Following the 2010 election, the Conservatives were unable to persuade their coalition partners to introduce legislation to abolish the Human Rights Act. Instead, the coalition parties agreed to establish a Commission on a Bill of Rights, which reported in December 2012. The Commission failed to reach a consensus and there have been no significant developments towards a Bill of Rights since its report.
However, under the current Government, there has been a twin track approach; and there have been some relevant developments on the Convention system itself. During the UK’s Presidency of the Council of Europe, these culminated in the Brighton Declaration, which built on earlier reforms. Then Justice Secretary and Lord Chancellor, Ken Clarke, stated that the Declaration would bring a number of benefits, including:
- Amending the Convention to include the principles of subsidiarity and the margin of appreciation (this is about the appropriate role of the Strasbourg Court – for an explanation of these terms see: House of Commons Library Standard Note 6277, The UK and Reform of the European Court of Human Rights);
- Amending the Convention to tighten the admissibility criteria – so that trivial cases can be thrown out and the focus of the Court can be serious abuses;
- Reducing the time limit for claims from six months to four;
- Improving the selection process for judges;
- Setting out a roadmap for further reform.
Recent reforms to the court appear to have cut the significant backlog of cases before the European Court of Human Rights. Nonetheless, they have not satisfied some critics of the Convention system and have not dealt with underlying issues relating to Parliamentary sovereignty. These have not only been raised by politicians. Questions have also been raised by senior UK judges, such as the former Law Lord, Lord Hoffmann and more recently, the former Lord Chief Justice, Lord Judge.

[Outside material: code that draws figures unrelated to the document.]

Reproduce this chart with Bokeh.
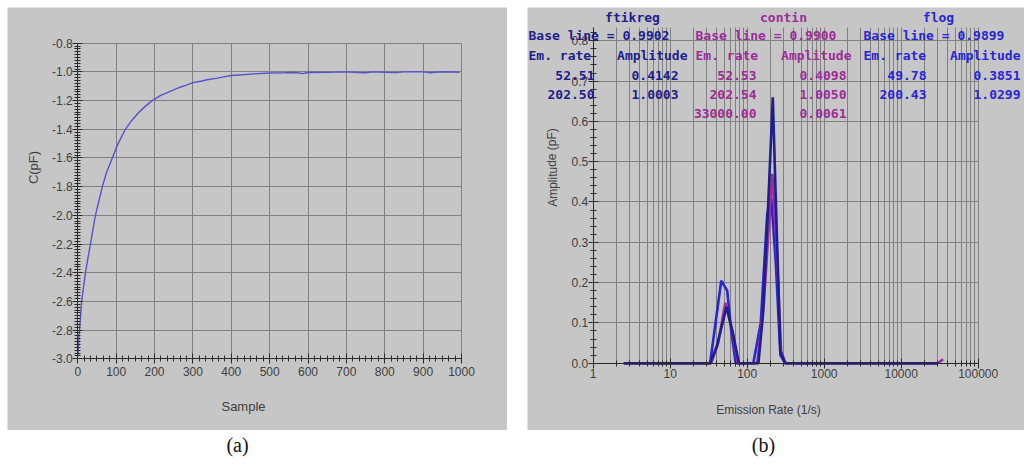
from bokeh.plotting import figure
from bokeh.models import (Label, FixedTicker, SingleIntervalTicker, NumeralTickFormatter, Spacer,
                          LinearAxis, LogAxis, Grid)
from bokeh.layouts import row, column
from bokeh.embed import file_html
from bokeh.resources import INLINE

# ---------------- data: panel (a) ----------------
sample = [0, 2, 5, 10, 15, 20, 27, 33, 40, 46, 55, 64, 75, 90, 105, 124, 140, 160,
          178, 194, 215, 230, 250, 268, 285, 300, 320, 337, 360, 380, 400, 430, 460,
          500, 540, 570, 585, 600, 650, 700, 730, 750, 770, 800, 830, 850, 880, 900,
          920, 930, 960, 995]
cap_pf = [-2.98, -2.9, -2.78, -2.6, -2.5, -2.4, -2.29, -2.2, -2.09, -2.0, -1.9, -1.8,
          -1.7, -1.6, -1.5, -1.4, -1.34, -1.28, -1.235, -1.2, -1.165, -1.148, -1.125,
          -1.105, -1.09, -1.075, -1.065, -1.055, -1.045, -1.035, -1.025, -1.02, -1.014,
          -1.008, -1.006, -1.004, -1.012, -1.004, -1.003, -1.0, -1.004, -1.006, -1.0,
          -1.002, -1.005, -1.0, -0.998, -1.0, -1.006, -1.002, -0.999, -1.003]

# ---------------- data: panel (b) ----------------
ftikreg_rate = [2.5, 33, 40, 54, 66, 78, 140, 160, 190, 215, 240, 270, 310, 30000]
ftikreg_amp = [0.0, 0.0, 0.04, 0.14, 0.07, 0.0, 0.0, 0.12, 0.42, 0.66, 0.35, 0.03, 0.0, 0.0]
contin_rate = [2.5, 34, 42, 52, 64, 76, 135, 165, 200, 212, 240, 275, 315, 30000, 33000, 35000]
contin_amp = [0.0, 0.0, 0.05, 0.15, 0.08, 0.0, 0.0, 0.15, 0.40, 0.47, 0.30, 0.03, 0.0, 0.0, 0.006, 0.01]
flog_rate = [2.5, 33, 46, 55, 62, 71, 120, 150, 182, 205, 235, 270, 310, 30000]
flog_amp = [0.0, 0.0, 0.205, 0.18, 0.08, 0.0, 0.0, 0.10, 0.37, 0.41, 0.25, 0.02, 0.0, 0.0]

methods = ["ftikreg", "contin", "flog"]
baselines = ["0.9902", "0.9900", "0.9899"]
em_rates = [["52.51", "202.50"], ["52.53", "202.54", "33000.00"], ["49.78", "200.43"]]
amplitudes = [["0.4142", "1.0003"], ["0.4098", "1.0050", "0.0061"], ["0.3851", "1.0299"]]
colors = ["#1e1e8c", "#9c2c98", "#2626d4"]

x_decades = [1, 10, 100, 1000, 10000, 100000]
x_minor = [m * d for d in [1, 10, 100, 1000, 10000] for m in range(2, 10)]

GRAY = "#c6c6c6"
GRID = "#808080"
AX = "#2a2a2a"
LBL = "#404040"


def style_axis(ax):
    ax.axis_line_color = AX
    ax.major_tick_line_color = AX
    ax.minor_tick_line_color = AX
    ax.major_tick_in = 5
    ax.major_tick_out = 5
    ax.minor_tick_in = 3
    ax.minor_tick_out = 3
    ax.major_label_text_font = "Liberation Sans"
    ax.major_label_text_font_size = "12px"
    ax.major_label_text_color = LBL


def base_fig(**kw):
    p = figure(output_backend="svg", toolbar_location=None, min_border=0,
               x_axis_location=None, y_axis_location=None, **kw)
    p.background_fill_color = GRAY
    p.border_fill_color = GRAY
    p.outline_line_color = None
    for g in p.grid:
        g.visible = False
    return p


# ---------------- panel (a) ----------------
# whole canvas is the frame; axes sit at fixed data locations
p1 = base_fig(width=500, height=423, x_range=(-183.2, 1119.9), y_range=(-3.4998, -0.551))
xt1 = SingleIntervalTicker(interval=100, num_minor_ticks=6)
yt1 = SingleIntervalTicker(interval=0.2, num_minor_ticks=10)
p1.add_layout(Grid(dimension=0, ticker=xt1, bounds=(0, 1000), cross_bounds=(-3.0, -0.8),
                   grid_line_color=GRID))
p1.add_layout(Grid(dimension=1, ticker=yt1, bounds=(-3.0, -0.8), cross_bounds=(0, 1000),
                   grid_line_color=GRID))
ax1x = LinearAxis(ticker=xt1, fixed_location=-3.0, bounds=(0, 1000), major_label_standoff=3)
ax1y = LinearAxis(ticker=yt1, fixed_location=0, bounds=(-3.0, -0.8),
                  formatter=NumeralTickFormatter(format="0.0"), major_label_standoff=0)
style_axis(ax1x)
style_axis(ax1y)
p1.add_layout(ax1x, "below")
p1.add_layout(ax1y, "left")
p1.line(sample, cap_pf, color="#5454c8", line_width=1.4)

p1.add_layout(Label(x=236, y=24, x_units="screen", y_units="screen", text="Sample",
                    text_font="Liberation Sans", text_font_size="13px", text_color=LBL,
                    text_align="center", text_baseline="middle"))
p1.add_layout(Label(x=26, y=263, x_units="screen", y_units="screen", text="C(pF)",
                    angle=1.5708, text_font="Liberation Sans", text_font_size="13px",
                    text_color=LBL, text_align="center", text_baseline="middle"))

# ---------------- panel (b) ----------------
p2 = base_fig(width=497, height=423, x_axis_type="log", x_range=(0.1402, 399300),
              y_range=(-0.167, 0.8826))
xt2 = FixedTicker(ticks=x_decades, minor_ticks=x_minor)
yt2 = SingleIntervalTicker(interval=0.1, num_minor_ticks=5)
p2.add_layout(Grid(dimension=0, ticker=xt2, bounds=(1, 100000), cross_bounds=(0, 0.833),
                   grid_line_color=GRID, minor_grid_line_color=GRID))
p2.add_layout(Grid(dimension=1, ticker=yt2, bounds=(0, 0.833), cross_bounds=(1, 100000),
                   grid_line_color=GRID))
ax2x = LogAxis(ticker=xt2, fixed_location=0, bounds=(1, 100000),
               formatter=NumeralTickFormatter(format="0"), major_label_standoff=1)
ax2y = LinearAxis(ticker=yt2, fixed_location=1, bounds=(0, 0.833),
                  formatter=NumeralTickFormatter(format="0.0"), major_label_standoff=0)
style_axis(ax2x)
style_axis(ax2y)
p2.add_layout(ax2x, "below")
p2.add_layout(ax2y, "left")

p2.line(flog_rate, flog_amp, color=colors[2], line_width=2.6)
p2.line(contin_rate, contin_amp, color=colors[1], line_width=2.6)
p2.line(ftikreg_rate, ftikreg_amp, color=colors[0], line_width=2.6)

p2.add_layout(Label(x=241, y=21, x_units="screen", y_units="screen", text="Emission Rate (1/s)",
                    text_font="Liberation Sans", text_font_size="12px", text_color=LBL,
                    text_align="center", text_baseline="middle"))
p2.add_layout(Label(x=25, y=263, x_units="screen", y_units="screen", text="Amplitude (pF)",
                    angle=1.5708, text_font="Liberation Sans", text_font_size="12px",
                    text_color=LBL, text_align="center", text_baseline="middle"))

# text table overlay (screen positions inside the panel)
rows_y = [413, 395, 375, 355, 336, 317]
group_left = [1, 168, 336]
title_cx = [105, 256, 411]
em_right = [67, 229, 399]
amp_right = [151, 319, 493]
amp_head_right = [160, 324, 493]
mono = "DejaVu Sans Mono"


def add_txt(x, y, t, c, align):
    p2.add_layout(Label(x=x, y=y, x_units="screen", y_units="screen", text=t,
                        text_font=mono, text_font_size="13px", text_color=c,
                        text_align=align, text_baseline="middle", text_font_style="bold"))


for i in range(3):
    c = colors[i]
    add_txt(title_cx[i], rows_y[0], methods[i], c, "center")
    add_txt(group_left[i], rows_y[1], "Base line = " + baselines[i], c, "left")
    add_txt(group_left[i], rows_y[2], "Em. rate", c, "left")
    add_txt(amp_head_right[i], rows_y[2], "Amplitude", c, "right")
    for k in range(len(em_rates[i])):
        add_txt(em_right[i], rows_y[3 + k], em_rates[i][k], c, "right")
        add_txt(amp_right[i], rows_y[3 + k], amplitudes[i][k], c, "right")

# ---------------- captions ----------------
p3 = figure(width=1024, height=36, x_range=(0, 1), y_range=(0, 1), output_backend="svg",
            toolbar_location=None, x_axis_location=None, y_axis_location=None,
            min_border=0)
p3.outline_line_color = None
p3.grid.visible = False
p3.background_fill_color = "white"
p3.border_fill_color = "white"
p3.add_layout(Label(x=237, y=22, x_units="screen", y_units="screen", text="(a)",
                    text_font="Liberation Serif", text_font_size="20px", text_color="#111111",
                    text_align="center", text_baseline="middle"))
p3.add_layout(Label(x=763, y=22, x_units="screen", y_units="screen", text="(b)",
                    text_font="Liberation Serif", text_font_size="20px", text_color="#111111",
                    text_align="center", text_baseline="middle"))

layout = column(Spacer(width=1024, height=7),
                row(Spacer(width=7, height=423), p1, Spacer(width=20, height=423), p2),
                p3)
open("out.html", "w").write(file_html(layout, INLINE))
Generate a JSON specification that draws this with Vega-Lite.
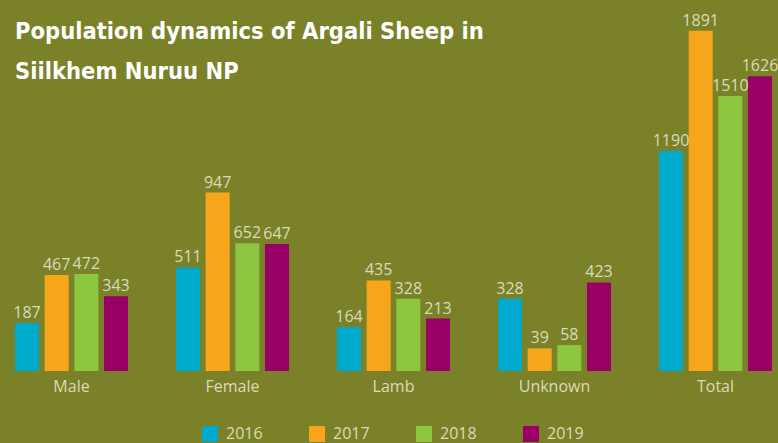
{
  "$schema": "https://vega.github.io/schema/vega-lite/v6.json",
  "autosize": {"type": "none"},
  "padding": {"left": 0, "top": 0, "right": 0, "bottom": 72},
  "width": 778,
  "height": 371,
  "background": "#7A8128",
  "title": {
    "text": ["Population dynamics of Argali Sheep in", "Siilkhem Nuruu NP"],
    "anchor": "start",
    "orient": "top",
    "offset": 0,
    "dx": 15,
    "dy": 102,
    "baseline": "alphabetic",
    "font": "DejaVu Sans Condensed",
    "fontWeight": "bold",
    "fontSize": 23.5,
    "lineHeight": 40,
    "color": "#FFFFFF"
  },
  "data": {
    "values": [
      {"group": "Male", "year": "2016", "value": 187},
      {"group": "Male", "year": "2017", "value": 467},
      {"group": "Male", "year": "2018", "value": 472},
      {"group": "Male", "year": "2019", "value": 343},
      {"group": "Female", "year": "2016", "value": 511},
      {"group": "Female", "year": "2017", "value": 947},
      {"group": "Female", "year": "2018", "value": 652},
      {"group": "Female", "year": "2019", "value": 647},
      {"group": "Lamb", "year": "2016", "value": 164},
      {"group": "Lamb", "year": "2017", "value": 435},
      {"group": "Lamb", "year": "2018", "value": 328},
      {"group": "Lamb", "year": "2019", "value": 213},
      {"group": "Unknown", "year": "2016", "value": 328},
      {"group": "Unknown", "year": "2017", "value": 39},
      {"group": "Unknown", "year": "2018", "value": 58},
      {"group": "Unknown", "year": "2019", "value": 423},
      {"group": "Total", "year": "2016", "value": 1190},
      {"group": "Total", "year": "2017", "value": 1891},
      {"group": "Total", "year": "2018", "value": 1510},
      {"group": "Total", "year": "2019", "value": 1626}
    ]
  },
  "encoding": {
    "x": {
      "field": "group",
      "type": "nominal",
      "sort": ["Male", "Female", "Lamb", "Unknown", "Total"],
      "scale": {"range": [15, 772], "paddingInner": 0.298, "paddingOuter": 0},
      "axis": {
        "title": null,
        "domain": false,
        "ticks": false,
        "labelAngle": 0,
        "labelFont": "Open Sans",
        "labelFontSize": 16,
        "labelColor": "#D9DCB9",
        "labelPadding": 7
      }
    },
    "xOffset": {
      "field": "year",
      "type": "nominal",
      "scale": {"paddingInner": 0.19, "paddingOuter": 0}
    },
    "y": {
      "field": "value",
      "type": "quantitative",
      "scale": {"domain": [-93, 2070], "nice": false, "zero": false},
      "axis": null
    }
  },
  "layer": [
    {
      "mark": {"type": "bar"},
      "encoding": {
        "y2": {"datum": -93},
        "color": {
          "field": "year",
          "type": "nominal",
          "scale": {
            "domain": ["2016", "2017", "2018", "2019"],
            "range": ["#00AACC", "#F7A61C", "#8DC63F", "#990066"]
          },
          "legend": {
            "title": null,
            "orient": "none",
            "legendX": 202,
            "legendY": 426,
            "direction": "horizontal",
            "columns": 4,
            "padding": 0,
            "symbolType": "square",
            "symbolSize": 256,
            "symbolStrokeWidth": 0,
            "symbolOpacity": 1,
            "labelFont": "Open Sans",
            "labelFontSize": 16,
            "labelColor": "#D9DCB9",
            "labelOffset": 8,
            "columnPadding": 46
          }
        }
      }
    },
    {
      "mark": {
        "type": "text",
        "baseline": "alphabetic",
        "dy": -5,
        "font": "Open Sans",
        "fontSize": 16,
        "color": "#D9DCB9"
      },
      "encoding": {
        "text": {"field": "value", "type": "quantitative"}
      }
    }
  ],
  "config": {
    "view": {"stroke": null}
  }
}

The latter argued, in a speech delivered in December 2013, that:
“[I]n our constitutional arrangements Parliament is sovereign. It can overrule, through the legislative process, any decision of our Supreme Court. In relation to the Strasbourg Court, and the Convention, is this principle negatived by our accession to the treaty obligation contained in Article 46 [of the European Convention on Human Rights]? Do we, can we, accept the obligation recently announced in [the case of] Del Rio Prada that when a [relevant] case arises, our Parliament must take “general measures in its domestic legal order to put an end” to the violations found by the European Court? Can that possibly be required if Parliament disagrees? For me the answer is, of course not. But these observations clearly indicate the intended route, and the future is long as well as short.”
This question has been highlighted by the debate on prisoner voting. In 2004, the Grand Chamber of the European Court of Human Rights determined (in Hirst v United Kingdom (No. 2) (2005) ECHR 681) that the UK Government had breached Article 3 to the First Protocol to the Convention by imposing a blanket ban on prisoners voting.
This finding has never been addressed substantively by the UK Government – although a Parliamentary Committee was established in 2013 to consider a variety of proposed responses. The Committee concluded, amongst other things, that:
“A refusal to implement the Court’s judgment, which is binding under international law, would not only undermine the standing of the UK; it would also give succour to those states in the Council of Europe who have a poor record of protecting human rights and who could regard the UK’s action as setting a precedent for them to follow.”
Accordingly, the Committee recommended that “the Government introduce a Bill at the start of the 2014-15 session, which should provide that all prisoners serving sentences of 12 months or less should be entitled to vote”; and moreover that “prisoners should be entitled to apply, up to 6 months before their scheduled release date, to be registered to vote in the constituency into which they are due to be released.” The Government has not indicated whether it agrees with the Committee’s recommendation; but no legislation has been forthcoming.
At the recent Conservative Party Conference, the Prime Minster, David Cameron recommitted the party to a manifesto pledge on a Bill of Rights. He said of the Convention that:
“When that charter [the ECHR] was written, in the aftermath of the Second World War, it set out the basic rights we should respect. But since then, interpretations of that charter have led to a whole lot of things that are frankly wrong. Rulings to stop us deporting suspected terrorists. The suggestion that you’ve got to apply the human rights convention even on the battle-fields of Helmand. And now – they want to give prisoners the vote. I’m sorry, I just don’t agree. Our Parliament – the British Parliament – decided they shouldn’t have that right. This is the country that wrote Magna Carta… the country that time and again has stood up for human rights whether liberating Europe from fascism or leading the charge today against sexual violence in war. Let me put this very clearly: We do not require instruction on this from judges in Strasbourg. So at long last, with a Conservative Government after the next election, this country will have a new British Bill of Rights to be passed in our Parliament rooted in our values … and as for Labour’s Human Rights Act? We will scrap it, once and for all.”
By contrast, the Shadow Justice Secretary, Sadiq Khan, has recently announced that Labour remained committed to the Human Rights Act and at a fringe event at their party conference said that he would be minded to introduce additional rights.
In a recent article in the Guardian, he said “walking away from the Convention and the European Court of Human Rights would be a betrayal of our history, and a betrayal of the British people’s rights it protects.”
Prior to the Prime Minister’s speech, the former Attorney General, Dominic Grieve QC, also questioned whether attempts to limit the jurisdiction of the European Court of Human Rights might lead to the UK breaching its obligations under international law.
The precise formulation of the Conservative plans to limit the jurisdiction of the Strasbourg Court are not yet clear; but all of this demonstrates that the role of human rights laws in British society will be a key dividing line between the parties at the next election.